A great year nonetheless

All of this goes to show that, despite all the above and despite the UKGC claiming they have handed out more penalties than ever before in the year 2020, business is still booming. 

The UK's gross revenues from the gambling industry came in at £14.2 billion in 2019, roughly 40% of which was attributed to remote or online gambling. 

With the pandemic in effect, the initial 2020 quarter revenues did drop for the UK, primarily due to sports being cancelled. However, the rest of the year saw the online sector maintain growth and even improve across mobile gambling.

As it stands, the UK's is a mature and stable industry, and it is likely to stay strong for some time, with little to no surprise movements, unlike some other countries we will mention below.


Italy is having an especially good year for online gaming, perhaps even more so than the rest of its European counterparts. 

In particular, while gross revenues for sports betting dropped due to the cancellation of many sports events, April 2020 saw a doubling of Gross Gaming Revenue from online poker tournaments for example. 

By December, revenue from online gambling hit a jaw-dropping €359 million for just that one month. 

This represented a €100 million increase from November, which was already a record-setter, as was October. December in fact all but doubled July's previous record of €194.2 million in gross revenue, which in turn was an unthinkably high number for Italy's gaming industry even a year ago.


Spain was another country where the numbers were borderline unbelievable for the online gaming industry.

The Spanish gaming industry saw a solid 17.7% growth rate for 2020, but what was interesting were the sharp changes in verticals. 

People in Spain, like Italy, collectively decided to leave sports betting for other types of betting online, specifically mostly poker and online games of chance. Roulette, specifically with live dealers, broke all the records here. Projected revenue for the near future sits at somewhere around the €50 million per month mark.

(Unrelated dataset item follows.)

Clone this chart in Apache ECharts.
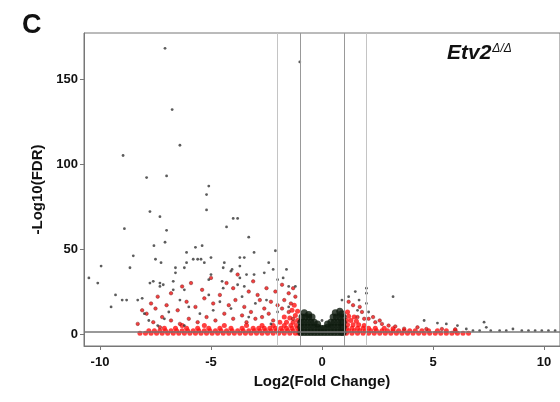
<!DOCTYPE html>
<html>
<head>
<meta charset="utf-8">
<script src="https://cdn.jsdelivr.net/npm/echarts@6/dist/echarts.min.js"></script>
<style>
  html, body { margin: 0; padding: 0; background: #fff; }
  #chart { width: 560px; height: 402px; }
</style>
</head>
<body>
<div id="chart"></div>
<script>
// axis ticks and cut-offs
const tickX = [-10, -5, 0, 5, 10];
const tickY = [0, 50, 100, 150];
const foldCutoffs = [-2, -1, 1, 2];
const fdrCutoff = 1.3;

// dense band of significant genes near the baseline (red)
const bandRed = [
  [-8.2,0.5],[-7.95,0.5],[-7.7,0.5],[-7.45,0.5],[-7.2,0.5],[-6.95,0.5],[-6.7,0.5],[-6.45,0.5],[-6.2,0.5],[-5.95,0.5],
  [-5.7,0.5],[-5.45,0.5],[-5.2,0.5],[-4.95,0.5],[-4.7,0.5],[-4.45,0.5],[-4.2,0.5],[-3.95,0.5],[-3.7,0.5],[-3.45,0.5],
  [-3.2,0.5],[-2.95,0.5],[-2.7,0.5],[-2.45,0.5],[-2.2,0.5],[-1.95,0.5],[-1.7,0.5],[-1.45,0.5],[-1.2,0.5],[-1.05,0.5],
  [-7.8,2],[-7.55,2],[-7.3,2],[-7.05,2],[-6.8,2],[-6.55,2],[-6.3,2],[-6.05,2],[-5.8,2],[-5.55,2],
  [-5.3,2],[-5.05,2],[-4.8,2],[-4.55,2],[-4.3,2],[-4.05,2],[-3.8,2],[-3.55,2],[-3.3,2],[-3.05,2],
  [-2.8,2],[-2.55,2],[-2.3,2],[-2.05,2],[-1.8,2],[-1.55,2],[-1.3,2],[-1.05,2],
  [-7.1,3.5],[-6.6,3.5],[-6.1,3.5],[-5.6,3.5],[-5.1,3.5],[-4.6,3.5],[-4.1,3.5],[-3.6,3.5],[-3.1,3.5],[-2.85,3.5],
  [-2.6,3.5],[-2.35,3.5],[-2.1,3.5],[-1.85,3.5],[-1.6,3.5],[-1.35,3.5],[-1.1,3.5],
  [-6.3,5],[-5.3,5],[-4.4,5],[-3.4,5],[-2.7,5],[-2.2,5],[-1.7,5],[-1.4,5],[-1.15,5],
  [-1.9,7],[-1.6,7],[-1.3,7],[-1.1,8],[-1.45,9.5],[-1.2,11],[-1.7,10],[-1.1,13.5],[-1.35,14],[-1.25,17],
  [1.1,0.5],[1.35,0.5],[1.6,0.5],[1.85,0.5],[2.1,0.5],[2.35,0.5],[2.6,0.5],[2.85,0.5],[3.1,0.5],[3.35,0.5],
  [3.6,0.5],[3.85,0.5],[4.1,0.5],[4.35,0.5],[4.6,0.5],[4.85,0.5],[5.1,0.5],[5.35,0.5],[5.6,0.5],[5.85,0.5],
  [6.1,0.5],[6.35,0.5],[6.6,0.5],
  [1.2,2],[1.45,2],[1.7,2],[1.95,2],[2.2,2],[2.45,2],[2.7,2],[2.95,2],[3.2,2],[3.45,2],
  [3.7,2],[3.95,2],[4.2,2],[4.5,2],[4.8,2],[5.2,2],[5.6,2],[6.0,1.8],
  [1.1,3.5],[1.35,3.5],[1.6,3.5],[1.85,3.5],[2.1,3.5],[2.4,3.5],[2.8,3.5],[3.2,3.2],
  [1.15,5.5],[1.4,5.5],[1.65,5.5],[1.9,5],[1.1,8],[1.3,8],[1.55,7.5],[1.2,10.5],[1.45,10],[1.15,13]
];

// scattered significant genes (red, dark rim)
const scatterRed = [
  [-1.3,9],[-2.2,8],[-1.5,13],[-1.8,15],[-2.4,12],[-2.7,10],[-3.0,9],[-3.4,7],[-1.4,18],[-1.7,20],
  [-2.0,17],[-2.3,19],[-2.6,15],[-1.2,22],[-1.5,24],[-2.8,20],[-3.2,13],[-3.6,11],[-4.0,9],[-4.4,12],
  [-4.8,8],[-5.2,10],[-5.6,7],[-6.0,9],[-6.4,6],[-6.8,8],[-7.2,10],[-7.6,7],[-7.9,12],[-7.5,15],
  [-7.0,17],[-6.5,14],[-6.1,19],[-5.7,16],[-5.3,21],[-4.9,18],[-4.6,23],[-4.2,17],[-3.9,20],[-3.5,16],
  [-3.3,25],[-2.9,23],[-2.5,27],[-2.1,25],[-1.8,29],[-1.3,27],[-6.8,24],[-6.3,28],[-5.9,30],[-5.4,26],
  [-5.0,33],[-4.3,30],[-3.8,35],[-3.1,31],[-7.4,22],[-7.7,18],[-8.1,14],[-4.0,27],[-8.3,6],[-7.3,4],
  [1.4,17],[1.7,16],[1.8,13],[1.2,19],[1.9,9],[1.6,10],[2.4,7],[2.7,6],[3.0,5],[2.1,9],
  [2.3,10],[2.6,8],[3.3,4.5],[4.3,4],[5.4,3],[6.0,2.8],[3.7,3.2],[4.7,3]
];

// not significant, |log2FC| < 1 (black)
const centerBlack = [
  [-0.95,1],[-0.8,1],[-0.65,1],[-0.5,1],[-0.35,1],[-0.2,1],[-0.05,1],[0.1,1],[0.25,1],[0.4,1],[0.55,1],[0.7,1],[0.85,1],[0.95,1],
  [-0.95,4],[-0.8,4],[-0.65,4],[-0.5,4],[-0.35,4],[-0.2,4],[-0.05,3.5],[0.1,3.5],[0.25,4],[0.4,4],[0.55,4],[0.7,4],[0.85,4],[0.95,4],
  [-0.95,7],[-0.8,7],[-0.65,7],[-0.5,7],[-0.35,7],[-0.2,6],[0.25,6],[0.4,7],[0.55,7],[0.7,7],[0.85,7],[0.95,7],
  [-0.9,10],[-0.75,10],[-0.6,10],[-0.45,10],[0.5,10],[0.65,10],[0.8,10],[0.95,10],
  [-0.8,12.5],[-0.6,11.5],[0.6,12.5],[0.8,13.5],[0.9,12]
];

// scattered genes drawn with dark dots
const darkDots = [
  [-7.07,168],[-6.75,132],[-6.4,111],[-8.96,105],[-7.9,92],[-7.0,93],[-5.1,87],[-5.2,82],[-5.2,73],[-7.75,72],
  [-7.3,69],[-4.3,63],[-4.0,68],[-3.8,68],[-8.9,62],[-7.0,61],[-3.3,57],[-7.07,54],[-7.57,52],[-6.1,48],
  [-5.7,51],[-5.4,52],[-2.1,49],[-8.5,46],[-5.0,45],[-7.5,44],[-7.25,42],[-5.8,44],[-5.45,44],[-5.3,42],
  [-6.1,42],[-3.7,45],[-2.4,42],[-3.06,48],[-8.65,39],[-6.6,39],[-4.45,39],[-4.05,38],[-1.6,38],[-6.6,36],
  [-5.0,35],[-3.4,35],[-3.06,35],[-9.95,40],[-10.5,33],[-10.1,30],[-7.75,30],[-7.3,30],[-7.15,29],[-6.7,31],
  [-6.2,26],[-5.1,32],[-4.45,27],[-3.8,29],[-3.5,28],[-2.0,32],[-1.75,33],[-1.5,28],[-1.2,28],[-9.3,23],
  [-9.5,16],[-9.0,20],[-8.8,20],[-8.3,20],[-8.1,21],[-7.6,31],[-7.3,28],[-6.7,26],[-4.1,37],[-4.5,31],
  [-3.7,33],[-8.0,12],[-7.8,8],[-7.4,5],[-6.9,13],[-6.0,16],[-5.5,12],[-4.9,14],[-4.1,15],[-3.6,22],
  [-3.0,18],[-2.5,20],[-2.0,13],[-1.5,16],[-6.4,20],[-5.1,23],[-4.6,19],[-7.1,9],[-6.2,5],[-3.3,10],
  [-2.3,6],[-1.0,160],[0.0,8],[-2.6,36],[-3.7,40],[-2.2,38],[-6.2,39],[-5.6,44],[-4.4,42],[-3.5,45],
  [3.2,22],[2.0,27],[2.0,24],[1.2,22],[0.9,20],[1.67,20],[1.5,25],[2.0,18],[1.6,14],[2.1,13],
  [4.6,8],[7.3,7],[5.2,6.5],[5.6,6],[6.1,5],[7.4,4],[6.5,3],[6.8,2],[7.1,2],[7.6,2],
  [8.0,2],[8.3,2],[8.6,3],[9.0,2],[9.3,2],[9.6,2],[9.9,2],[10.2,2],[10.5,2]
];

const chart = echarts.init(document.getElementById('chart'), null, { renderer: 'canvas' });

const fontFamily = 'Liberation Sans, Arial, sans-serif';
const boldFont = { fontFamily: fontFamily, fontWeight: 'bold', color: '#111' };

chart.setOption({
  animation: false,
  backgroundColor: '#fff',
  grid: { left: 84, top: 33, right: 0, bottom: 56, show: true, borderColor: '#777', borderWidth: 1 },
  xAxis: {
    type: 'value', min: -10.72, max: 10.72,
    splitLine: { show: false },
    axisLine: { show: true, onZero: false, lineStyle: { color: '#777' } },
    axisTick: { show: true, customValues: tickX, length: 4, lineStyle: { color: '#777' } },
    axisLabel: Object.assign({ customValues: tickX, fontSize: 13, margin: 10 }, boldFont),
    name: 'Log2(Fold Change)', nameLocation: 'middle', nameGap: 28,
    nameTextStyle: Object.assign({ fontSize: 15 }, boldFont)
  },
  yAxis: {
    type: 'value', min: -7, max: 177,
    splitLine: { show: false },
    axisLine: { show: true, onZero: false, lineStyle: { color: '#777' } },
    axisTick: { show: true, customValues: tickY, length: 4, lineStyle: { color: '#777' } },
    axisLabel: Object.assign({ customValues: tickY, fontSize: 13, margin: 6 }, boldFont),
    name: '-Log10(FDR)', nameLocation: 'middle', nameGap: 34, nameRotate: 90,
    nameTextStyle: Object.assign({ fontSize: 15 }, boldFont)
  },
  graphic: [
    { type: 'text', left: 22, top: 12, style: { text: 'C', fontSize: 27, fontFamily: fontFamily, fontWeight: 'bold', fill: '#111' } },
    {
      type: 'text', left: 447, top: 43,
      style: {
        text: '{a|Etv2}{b|Δ/Δ}',
        rich: {
          a: { fontSize: 21, fontStyle: 'italic', fontWeight: 'bold', fontFamily: fontFamily, fill: '#111', verticalAlign: 'bottom' },
          b: { fontSize: 12, fontStyle: 'italic', fontFamily: fontFamily, fill: '#111', verticalAlign: 'top', padding: [0, 0, 9, 1] }
        }
      }
    }
  ],
  series: [
    {
      type: 'scatter', name: 'band', data: bandRed, symbolSize: 5,
      itemStyle: { color: '#ff1010' },
      markLine: {
        silent: true, symbol: 'none', label: { show: false },
        lineStyle: { color: '#aaa', width: 1, type: 'solid' },
        data: foldCutoffs.map(v => ({ xAxis: v, lineStyle: { color: Math.abs(v) === 1 ? '#999' : '#c4c4c4' } }))
          .concat([{ yAxis: fdrCutoff, lineStyle: { color: '#777', width: 1.5 } }])
      }
    },
    { type: 'scatter', name: 'red', data: scatterRed, symbolSize: 3.5, itemStyle: { color: '#f01010', borderColor: '#7a2020', borderWidth: 0.6 } },
    { type: 'scatter', name: 'ns', data: centerBlack, symbolSize: 7, itemStyle: { color: '#0e1a0e' } },
    { type: 'scatter', name: 'dots', data: darkDots, symbolSize: 2.8, itemStyle: { color: '#333' } }
  ]
});
</script>
</body>
</html>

Spain's market, however, may not have the bright future of the other countries listed here. The main reason the smart money isn't as long in Spain as other countries for online gaming is that new rules have gone into effect regarding online marketing, and these are expected to have a bit of a chilling effect on revenue for this industry in times to come.

Final thoughts

While it's possible that the online gambling industry may see something of a downward adjustment as people start to go out more in a post-vaccine world, numbers are likely to remain high. 

This is because spending more and more time on the internet was already a trend even before the pandemic. The pandemic, in many ways, just sped up the inevitable in this aspect. 

Each of these countries also suffered from extremely high COVID case numbers and long lockdowns, which could have contributed to this lasting growth within the gambling industry.